THE government is hoping investors in state debt would postpone demanding cash on two maturing government bonds with an outstanding balance of N$3,7 billion.
This would provide treasury with some temporary breathing space, but is set to become a burden later.
The Bank of Namibia, as the custodian of state debt, with the release of the current fiscal year’s borrowing strategy said it would give investors in the GC21 and GC22 government bonds, which are maturing next year and in 2022, a chance to liquidate their position or switch to a long-dated financial product.
According to the 2020/21 Government Borrowing Strategy, the next switch auction for the GC21 is scheduled for 5 August this year.
The switch auction is a platform where investors in a certain bond which is about to mature can choose to either receive the principal investment they lent the government or to invest in another bond.
This means instead of investors receiving their money, they choose to lend it back to the government at a periodic return in a different bond.
The switch auction is always held before a bond or treasury bill reaches its maturity date.
The GC21 bond will mature next year on 21 October, and the government is expected to pay back the outstanding amount of N$934,2 million they borrowed.
Investors will decide at the auction whether they want to be repaid or whether to roll it over to another bond.
Switching bonds would allow the government to not redeem a whole outstanding amount on maturing bonds.
It will also aid the funding of the current budget deficit, as most of the long-term investors, such as pensioners, would switch to long-term securities to match their investment strategies.

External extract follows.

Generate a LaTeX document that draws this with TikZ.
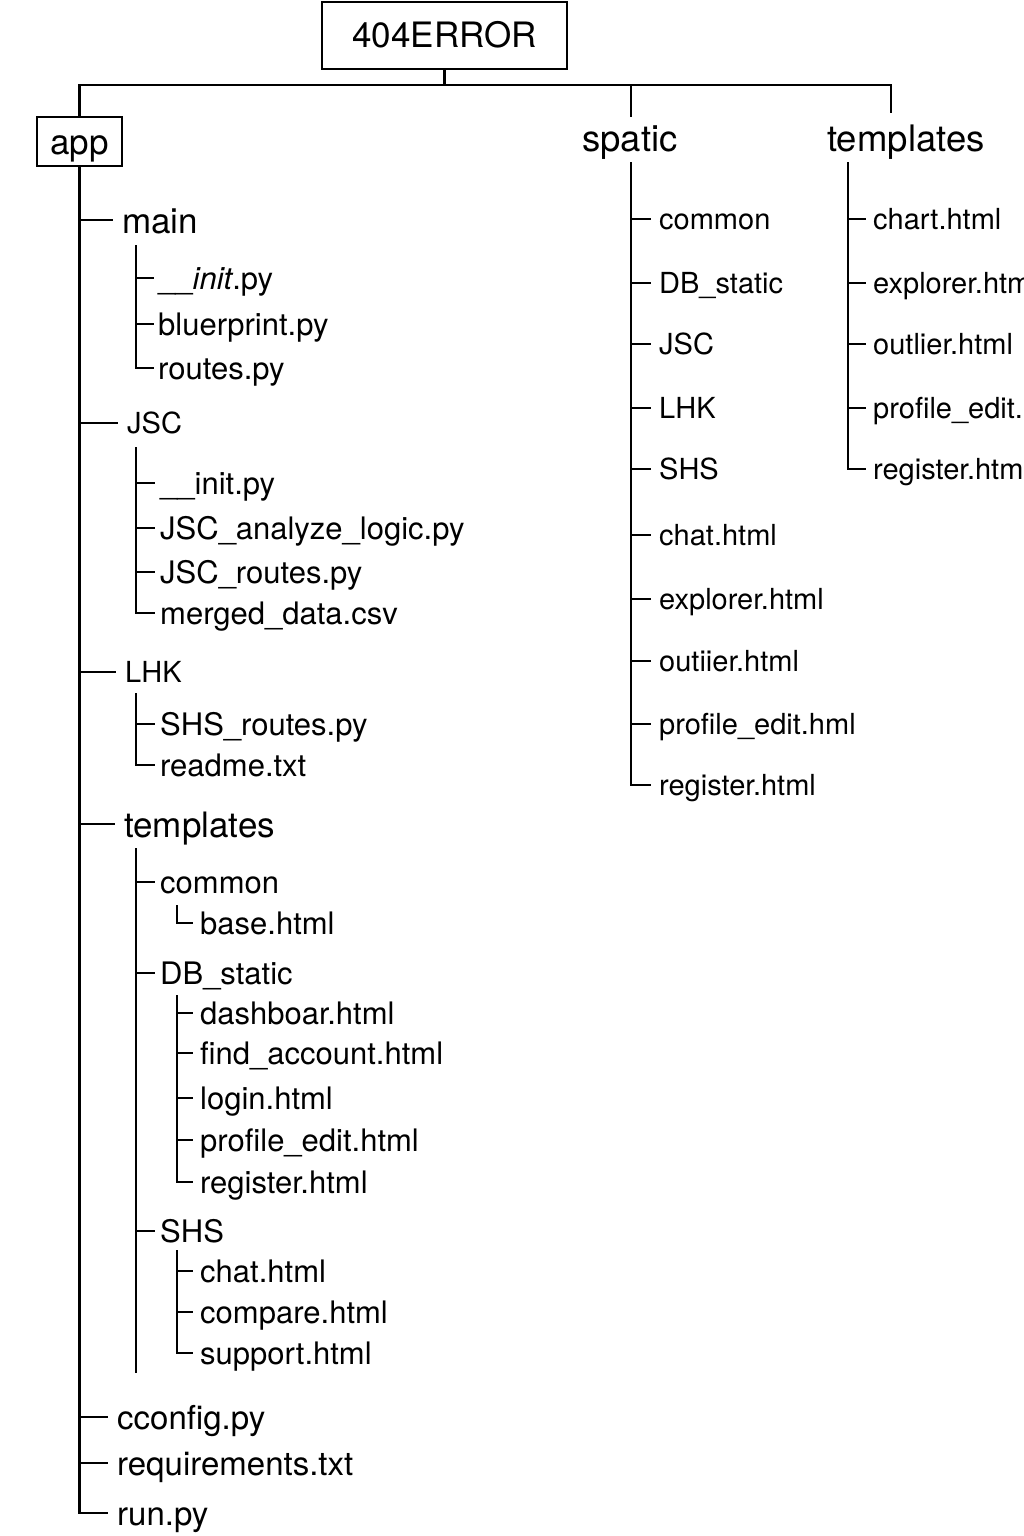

In addition to the GC21 switch, the government will also hold a switch auction for the GC22 during the second half of the fiscal year.
The GC22 matures on 15 January 2022 and has an outstanding balance of N$2,8 billion, which will be repaid to investors or lent back to the government to fund the current budget shortfall of N$21,4 billion through long-dated bonds.
The government’s borrowing strategy for the current financial year shows they will borrow N$10,4 billion of the N$21,4 billion from the domestic market.
This puts the government head to head with the private sector, and state-owned entities such as the development and agricultural banks seeking funds, with the Ministry of Finance promising the private sector a guarantee to the tune of N$2,3 billion.
The borrowing plan indicates that N$3,1 billion of the N$10,4 billion will be borrowed through treasury bills, representing 30% of the domestic borrowing requirement.
The plan also indicates the government will only borrow N$360 million through inflation-linked bonds.
Inflation-linked bond auctions will commence in August 2020 as per the revised issuance calendar.
The balance of N$7,1 billion will be borrowed from various fixed-rate bonds.
In addition, investors will be given the opportunity to invest in the GC22, GC24, and GC25, which are currently not available on the open market, but will be reopened during the July bond auction.
The FY2020/21 borrowing plan introduces a new fixed-rate bond, the GC26, which will be issued on 22 July, and will mature on 15 April 2026.
The current deficit will be funded domestically through 10 active plain vanilla bonds, coupled with the three inflation-linked bonds and treasury bills.
According to the central bank, this is “enough to sustain the funding activities in the primary domestic market, while providing investors with diverse investment instruments”.
The national budget deficit increased exponentially during FY2020/21, with the borrowing strategy attributing this to the Covid-19 pandemic and the ensuing economic shocks from the instituted containment measures.
The government’s total expenditure increased by 7,1% from the previous year, while revenue is projected to fall some 11,8%.
Similarly, as a ratio of gross domestic product (GDP), the deficit increased 2,5 times from 4,9% to 12,5%, with the stock of public debt projected to increase from 50,7% of GDP to 68,7% after the planned borrowing.
This is close to double the self-imposed debt threshold of 35% of the treasury.